The Greeks were fascinated by Persia (see in general Momigliano, Alien Wisdom, ch.6), and Herodotus (partly no doubt because he was born in Halikarnassos) was able to describe Persian religion and social structure with a fair degree of accuracy; but despite his often accurate perception of the alien nature of Persia (see 99), Herodotus chose to place a quintessentially Greek constitutional debate in a Persian setting (see 89). Greek fascination with Persia did not prevent the perpetuation of substantial ignorance and, during the century and a half in which the two worlds co-existed, endless difficulties over their mutual relationships (see, for instance, 231, as well as 99); and the Greeks never really understood the functions of proskynēsis (obeisance, see 98) or of ‘gifts’ in an absolute monarchy.
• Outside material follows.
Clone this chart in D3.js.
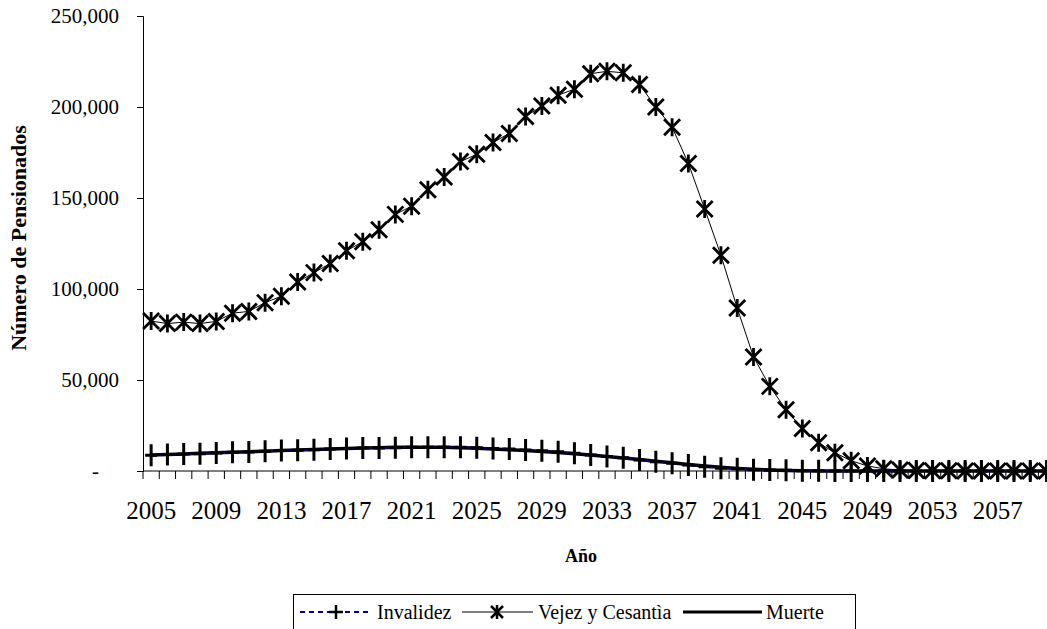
<!DOCTYPE html>
<html>
<head>
<meta charset="utf-8">
<script src="https://cdn.jsdelivr.net/npm/d3@7"></script>
<style>
  html, body { margin: 0; padding: 0; background: #fff; overflow: hidden; }
  svg { display: block; }
  svg text { font-family: "Liberation Serif", "Times New Roman", serif !important; fill: #000; }
</style>
</head>
<body>
<svg id="chart" width="1047" height="629"></svg>
<script>
const years = [2005,2006,2007,2008,2009,2010,2011,2012,2013,2014,2015,2016,2017,2018,2019,2020,2021,2022,2023,2024,2025,2026,2027,2028,2029,2030,2031,2032,2033,2034,2035,2036,2037,2038,2039,2040,2041,2042,2043,2044,2045,2046,2047,2048,2049,2050,2051,2052,2053,2054,2055,2056,2057,2058,2059,2060];
const labelYears = [2005,2009,2013,2017,2021,2025,2029,2033,2037,2041,2045,2049,2053,2057];
const yTicks = [0, 50000, 100000, 150000, 200000, 250000];

const invalidez = [8600,9000,9300,9500,9900,10300,10400,10800,11200,11400,
  11700,12100,12300,12600,12600,12800,13000,13000,13000,13000,
  12800,12400,12100,11500,11100,10600,9700,8800,7900,7300,
  6000,5100,4200,3300,2400,1500,1200,700,500,400,
  200,100,50,30,20,10,0,0,0,0,
  0,0,0,0,0,0];
const vejez = [82400,81000,81800,81000,82200,86700,87700,92500,96000,103800,
  109000,114000,121000,126000,132500,141000,145500,154500,161500,170000,
  174000,180500,185500,194800,200500,206500,209800,218300,219600,218800,
  212300,200000,188900,169000,144000,118500,89500,62700,46500,33700,
  23300,15500,10000,5600,2800,1200,500,250,150,100,
  60,40,30,20,10,10];
const muerte = [8800,9100,9400,9700,10000,10300,10600,10900,11200,11500,
  11800,12100,12400,12600,12800,13000,13100,13100,13000,12800,
  12500,12100,11700,11200,10700,10100,9500,8800,8000,7200,
  6300,5400,4500,3600,2800,2000,1400,900,500,250,
  100,50,0,0,0,0,0,0,0,0,
  0,0,0,0,0,0];

const FONT = "'Liberation Serif', 'Times New Roman', serif";
const svg = d3.select("#chart").attr("font-family", FONT);
const mLeft = 143, mTop = 16, mBottom = 471, step = 16.28;
const x = d3.scaleBand().domain(years).range([mLeft, mLeft + step * years.length]).padding(0);
const y = d3.scaleLinear().domain([0, 250000]).range([mBottom, mTop]);
const cx = d => x(d) + x.bandwidth() / 2;

// Y axis
const yAxis = d3.axisLeft(y).tickValues(yTicks)
  .tickFormat(d => d === 0 ? "-" : d3.format(",")(d))
  .tickSize(6).tickPadding(18);
const gy = svg.append("g").attr("transform", `translate(${mLeft},0)`).call(yAxis);
gy.attr("font-family", FONT);
gy.select(".domain").attr("stroke", "#000").attr("stroke-width", 1);
gy.selectAll(".tick line").attr("stroke", "#000");
gy.selectAll("text").style("font-size", "21px").attr("fill", "#000");
gy.selectAll(".tick").filter(d => d === 0).select("text").attr("dx", -20);

// X axis line and ticks at category boundaries
const gx = svg.append("g");
gx.append("line").attr("x1", mLeft).attr("x2", 1047).attr("y1", mBottom).attr("y2", mBottom)
  .attr("stroke", "#000").attr("stroke-width", 1);
gx.selectAll("line.tk").data(years).enter().append("line").attr("class", "tk")
  .attr("x1", d => x(d)).attr("x2", d => x(d))
  .attr("y1", mBottom).attr("y2", mBottom + 8)
  .attr("stroke", "#000").attr("stroke-width", 1);
const xAxis = d3.axisBottom(x).tickValues(labelYears).tickSize(0).tickPadding(30);
const gxl = svg.append("g").attr("transform", `translate(0,${mBottom})`).call(xAxis);
gxl.attr("font-family", FONT);
gxl.select(".domain").remove();
gxl.selectAll("text").style("font-size", "25px").attr("fill", "#000");

// Axis titles
svg.append("text").attr("x", 581).attr("y", 562).attr("text-anchor", "middle")
  .style("font-size", "18px").style("font-weight", "bold").text("Año");
svg.append("text").attr("transform", "translate(26,238) rotate(-90)").attr("text-anchor", "middle")
  .style("font-size", "22px").style("font-weight", "bold").text("Número de Pensionados");

const line = d3.line().x((d, i) => cx(years[i])).y(d => y(d));
const plot = svg.append("g");

// Muerte thick line
plot.append("path").datum(muerte).attr("d", line).attr("fill", "none")
  .attr("stroke", "#000").attr("stroke-width", 3.5);

// Invalidez dashed navy line + markers
plot.append("path").datum(invalidez).attr("d", line).attr("fill", "none")
  .attr("stroke", "#000080").attr("stroke-width", 2).attr("stroke-dasharray", "5,4");
const plusPath = "M0,-11V11M-6,0H6";
plot.selectAll("path.plus").data(invalidez).enter().append("path").attr("class", "plus")
  .attr("transform", (d, i) => `translate(${cx(years[i])},${y(d)})`)
  .attr("d", plusPath).attr("stroke", "#000").attr("stroke-width", 3).attr("fill", "none");

// Vejez thin line + asterisk markers
plot.append("path").datum(vejez).attr("d", line).attr("fill", "none")
  .attr("stroke", "#000").attr("stroke-width", 1);
const starPath = "M-8,-8L8,8M-8,8L8,-8M0,-9V9";
plot.selectAll("path.star").data(vejez).enter().append("path").attr("class", "star")
  .attr("transform", (d, i) => `translate(${cx(years[i])},${y(d)})`)
  .attr("d", starPath).attr("stroke", "#000").attr("stroke-width", 2.8).attr("fill", "none");

// Legend
const lg = svg.append("g");
lg.append("rect").attr("x", 293.5).attr("y", 594.5).attr("width", 562).attr("height", 45)
  .attr("fill", "#fff").attr("stroke", "#000").attr("stroke-width", 1);
const ly = 612;
lg.append("line").attr("x1", 300).attr("x2", 372).attr("y1", ly).attr("y2", ly)
  .attr("stroke", "#000080").attr("stroke-width", 2).attr("stroke-dasharray", "5,4");
lg.append("path").attr("transform", `translate(336,${ly})`).attr("d", "M0,-7V7M-7,0H7")
  .attr("stroke", "#000").attr("stroke-width", 2.5).attr("fill", "none");
lg.append("text").attr("x", 377).attr("y", ly).attr("dy", "0.35em").style("font-size", "20px").text("Invalidez");
lg.append("line").attr("x1", 462).attr("x2", 533).attr("y1", ly).attr("y2", ly)
  .attr("stroke", "#000").attr("stroke-width", 1);
lg.append("path").attr("transform", `translate(497,${ly})`).attr("d", "M-6,-6L6,6M-6,6L6,-6M0,-7V7")
  .attr("stroke", "#000").attr("stroke-width", 2.5).attr("fill", "none");
lg.append("text").attr("x", 538).attr("y", ly).attr("dy", "0.35em").style("font-size", "20px").text("Vejez y Cesantìa");
lg.append("line").attr("x1", 683).attr("x2", 762).attr("y1", ly).attr("y2", ly)
  .attr("stroke", "#000").attr("stroke-width", 3);
lg.append("text").attr("x", 766).attr("y", ly).attr("dy", "0.35em").style("font-size", "20px").text("Muerte");
</script>
</body>
</html>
As the climax of the interchange of demands and counter-demands which Thucydides represents as filling the period between the Spartan and the Athenian votes for war (181), the Spartans insisted that the Athenians ‘let the Greeks be autonomous’ (see 194a) – in other words, relinquish their Aegean hēgemonia. The Athenians, despite what Perikles is made to say in Thuc. 1.144.2 (194a), had no aggressive objective corresponding to this. It is therefore obvious that whereas the Athenians could have settled for simple survival in the war (see Thuc. I.144.1, II.13.9 and II.65.7), the Spartans needed to win it outright. Unfortunately – for them – they turned out to be ill-equipped to do so, at least during the Archidamian War. The theoretical basis of Peloponnesian strategy was necessarily well known to all concerned (see 183), but since the same must have been true of the Athenian counter-strategy there was every possibility of stalemate unless one side or the other could make a really telling move, or else capitalise on their opponents' mistakes or bad luck. It was undeniably bad luck for the Athenians that in 430 they fell victim to the Plague (196), but the Spartans found no way to take advantage of this, and for the first seven years of the war their basic strategy – annual invasions of Attika (186) – proved increasingly and embarrassingly ineffective.